Social Media Marketing Risks
Risk is a function of experience, perspective and perception. Ask a teenager about social media risk and they’ll mention hacked passwords. Ask their school resource officer and the answer will likely be around felony bullying or sex offender registration for possession of risque selfies.
Although extreme examples, that’s not unlike the difference in perspectives commonly found between front line marketers charged with growing traffic and management concerned about limiting exposure in a litigious business world.
So what’s the answer? An honest look at the business and legal risks of using social media in B2B marketing. There are 7 key risks which include:
1) Failing to use social media effectively
As a marketer you understand the potential, but management may not. And failing to use social media appropriately and effectively in your marketing carries a potentially significant opportunity cost.
2) Competitive exposure
Companies which are cavalier about employee use of social media will likely provide competitors valuable insight into their strategies, activities, target accounts, etc. It’s not just individual snapshots, but the intelligence tapestry which can be woven with even cursory observation. The flip side is the opportunity to collect information on competitors. Have you demonstrated that to management?
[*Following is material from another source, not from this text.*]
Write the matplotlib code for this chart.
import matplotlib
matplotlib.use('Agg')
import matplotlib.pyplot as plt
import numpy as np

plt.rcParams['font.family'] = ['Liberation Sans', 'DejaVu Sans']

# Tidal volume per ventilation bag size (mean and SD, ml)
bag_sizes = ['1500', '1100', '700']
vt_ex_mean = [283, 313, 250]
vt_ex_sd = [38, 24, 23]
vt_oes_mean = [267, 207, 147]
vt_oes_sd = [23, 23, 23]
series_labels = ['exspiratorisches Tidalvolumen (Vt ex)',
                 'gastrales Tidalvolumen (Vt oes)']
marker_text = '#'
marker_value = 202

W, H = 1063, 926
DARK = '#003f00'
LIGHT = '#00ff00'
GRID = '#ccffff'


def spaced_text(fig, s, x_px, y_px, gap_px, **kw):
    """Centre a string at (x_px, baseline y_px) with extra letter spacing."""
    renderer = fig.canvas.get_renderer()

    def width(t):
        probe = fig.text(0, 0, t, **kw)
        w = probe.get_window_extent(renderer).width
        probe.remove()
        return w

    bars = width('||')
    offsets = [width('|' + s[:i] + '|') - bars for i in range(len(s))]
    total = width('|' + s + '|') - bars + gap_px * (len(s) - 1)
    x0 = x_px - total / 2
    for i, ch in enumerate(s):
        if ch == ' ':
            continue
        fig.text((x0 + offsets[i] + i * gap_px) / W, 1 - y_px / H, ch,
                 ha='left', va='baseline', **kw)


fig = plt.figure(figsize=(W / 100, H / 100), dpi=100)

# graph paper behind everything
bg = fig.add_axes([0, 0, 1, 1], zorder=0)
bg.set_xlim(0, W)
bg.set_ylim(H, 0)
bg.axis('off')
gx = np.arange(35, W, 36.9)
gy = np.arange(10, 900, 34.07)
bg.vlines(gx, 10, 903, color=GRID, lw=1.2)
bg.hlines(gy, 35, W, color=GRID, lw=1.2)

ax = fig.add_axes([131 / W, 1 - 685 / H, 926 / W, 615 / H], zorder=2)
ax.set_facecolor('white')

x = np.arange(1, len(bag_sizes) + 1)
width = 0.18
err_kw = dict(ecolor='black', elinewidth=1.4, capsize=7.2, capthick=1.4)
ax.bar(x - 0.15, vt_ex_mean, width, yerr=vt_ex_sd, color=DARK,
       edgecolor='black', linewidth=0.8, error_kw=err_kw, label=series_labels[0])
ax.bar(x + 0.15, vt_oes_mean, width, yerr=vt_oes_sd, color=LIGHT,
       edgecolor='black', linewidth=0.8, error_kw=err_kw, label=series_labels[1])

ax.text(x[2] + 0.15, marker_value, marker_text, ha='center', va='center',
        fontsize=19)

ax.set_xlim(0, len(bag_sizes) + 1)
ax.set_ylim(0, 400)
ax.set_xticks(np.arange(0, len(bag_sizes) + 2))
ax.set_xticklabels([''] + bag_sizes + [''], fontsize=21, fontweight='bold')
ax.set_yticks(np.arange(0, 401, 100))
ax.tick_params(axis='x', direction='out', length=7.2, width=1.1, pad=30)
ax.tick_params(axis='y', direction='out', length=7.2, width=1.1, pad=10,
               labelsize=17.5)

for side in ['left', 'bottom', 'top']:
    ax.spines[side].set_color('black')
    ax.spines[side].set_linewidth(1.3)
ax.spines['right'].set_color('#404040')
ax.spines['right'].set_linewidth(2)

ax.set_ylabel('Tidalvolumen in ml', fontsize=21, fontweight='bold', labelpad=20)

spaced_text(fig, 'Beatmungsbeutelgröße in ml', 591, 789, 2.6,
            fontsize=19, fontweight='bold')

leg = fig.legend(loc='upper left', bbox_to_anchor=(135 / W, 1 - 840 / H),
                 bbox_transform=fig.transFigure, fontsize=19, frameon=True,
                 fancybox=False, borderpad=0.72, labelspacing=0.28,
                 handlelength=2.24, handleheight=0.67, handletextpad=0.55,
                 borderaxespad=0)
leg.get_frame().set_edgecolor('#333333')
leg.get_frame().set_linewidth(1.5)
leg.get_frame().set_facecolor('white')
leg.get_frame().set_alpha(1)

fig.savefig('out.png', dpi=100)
3) Ignorance of common legal complaints originating in social media
Scary topics like tortiousinterference, product disparagement, defamation and right to publicity should be at least vaguely familiar. It’s not just copyrights about which you need to worry.
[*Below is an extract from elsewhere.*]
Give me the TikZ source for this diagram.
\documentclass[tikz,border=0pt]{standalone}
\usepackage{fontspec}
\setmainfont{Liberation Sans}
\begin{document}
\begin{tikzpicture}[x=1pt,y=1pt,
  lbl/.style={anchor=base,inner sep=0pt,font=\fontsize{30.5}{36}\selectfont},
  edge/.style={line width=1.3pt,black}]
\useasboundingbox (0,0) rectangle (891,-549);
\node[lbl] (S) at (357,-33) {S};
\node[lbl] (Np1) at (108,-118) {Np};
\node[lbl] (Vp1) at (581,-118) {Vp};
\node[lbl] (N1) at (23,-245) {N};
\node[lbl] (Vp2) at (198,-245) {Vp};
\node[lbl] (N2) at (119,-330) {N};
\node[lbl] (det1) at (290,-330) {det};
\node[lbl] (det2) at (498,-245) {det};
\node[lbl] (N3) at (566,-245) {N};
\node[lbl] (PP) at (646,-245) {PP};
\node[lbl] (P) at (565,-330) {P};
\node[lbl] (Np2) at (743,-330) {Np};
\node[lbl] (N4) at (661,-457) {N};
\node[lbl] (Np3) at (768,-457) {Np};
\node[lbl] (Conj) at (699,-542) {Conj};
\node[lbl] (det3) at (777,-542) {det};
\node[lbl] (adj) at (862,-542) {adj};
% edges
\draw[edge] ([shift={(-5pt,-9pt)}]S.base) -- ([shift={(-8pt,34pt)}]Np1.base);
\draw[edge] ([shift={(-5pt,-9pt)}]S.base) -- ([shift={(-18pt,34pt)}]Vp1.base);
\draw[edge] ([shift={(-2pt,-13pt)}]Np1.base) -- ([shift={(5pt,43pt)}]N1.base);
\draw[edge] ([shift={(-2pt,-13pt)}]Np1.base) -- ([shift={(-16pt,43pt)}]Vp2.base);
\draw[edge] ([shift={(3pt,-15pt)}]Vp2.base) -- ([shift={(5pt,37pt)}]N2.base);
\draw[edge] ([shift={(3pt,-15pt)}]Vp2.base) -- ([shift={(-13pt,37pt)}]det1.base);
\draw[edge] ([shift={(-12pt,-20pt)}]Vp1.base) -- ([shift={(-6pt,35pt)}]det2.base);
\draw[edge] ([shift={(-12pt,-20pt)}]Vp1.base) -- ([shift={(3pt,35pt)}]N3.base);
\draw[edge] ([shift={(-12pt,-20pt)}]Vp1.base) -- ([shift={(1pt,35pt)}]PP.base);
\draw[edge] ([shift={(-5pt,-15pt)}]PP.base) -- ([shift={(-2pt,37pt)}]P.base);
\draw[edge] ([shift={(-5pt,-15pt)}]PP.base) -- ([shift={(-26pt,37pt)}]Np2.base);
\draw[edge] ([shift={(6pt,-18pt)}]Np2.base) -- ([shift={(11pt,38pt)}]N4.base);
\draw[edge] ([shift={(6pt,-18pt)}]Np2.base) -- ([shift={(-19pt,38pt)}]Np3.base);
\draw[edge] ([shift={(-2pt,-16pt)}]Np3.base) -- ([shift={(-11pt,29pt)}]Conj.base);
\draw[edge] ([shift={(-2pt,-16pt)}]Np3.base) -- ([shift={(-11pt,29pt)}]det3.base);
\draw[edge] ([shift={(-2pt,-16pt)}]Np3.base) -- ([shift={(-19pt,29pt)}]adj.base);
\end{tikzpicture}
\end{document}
4) Having ‘someone’ set up the accounts
Many companies are surprised to learn that they don’t even own their accounts. Rather whomever set them up (intern, former employee, marketing agency employee, etc.) may own them... along with all the followers.
5) No policies, procedures or employee training
Your marketing team means well. They’re energetic and enthusiastic and they’ll work long and hard on your behalf. Make sure you provide guidance to channel all that energy in the right direction.
6) Assigning this critical function to a digital native
Maybe that digital native is exactly the right person….but too often it’s someone who you think knows the tools best, but likely knows little of the business. Think of social media like a 24/7 interview. Would you send them out for that unprepared?
7) Being uninsured
Even if you don’t do anything wrong, it’s still a crazy business world. You could well be sued - even with little basis. Ensure that you’re insured not only against claims, but perhaps more importantly for cost of defense. Maybe your business coverage includes what you need, but these are ‘green field’ areas of litigation. Check with your broker. You might decide to carry ‘cyber insurance.”
Make informed decisions. Acknowledge the risks of social media marketing (including the huge business risk of not leveraging it) and take steps to mitigate those risks. Marketing will be happy to have access to the tools and management will be happy to make decisions with eyes open rather than relying on ill-informed anecdotes.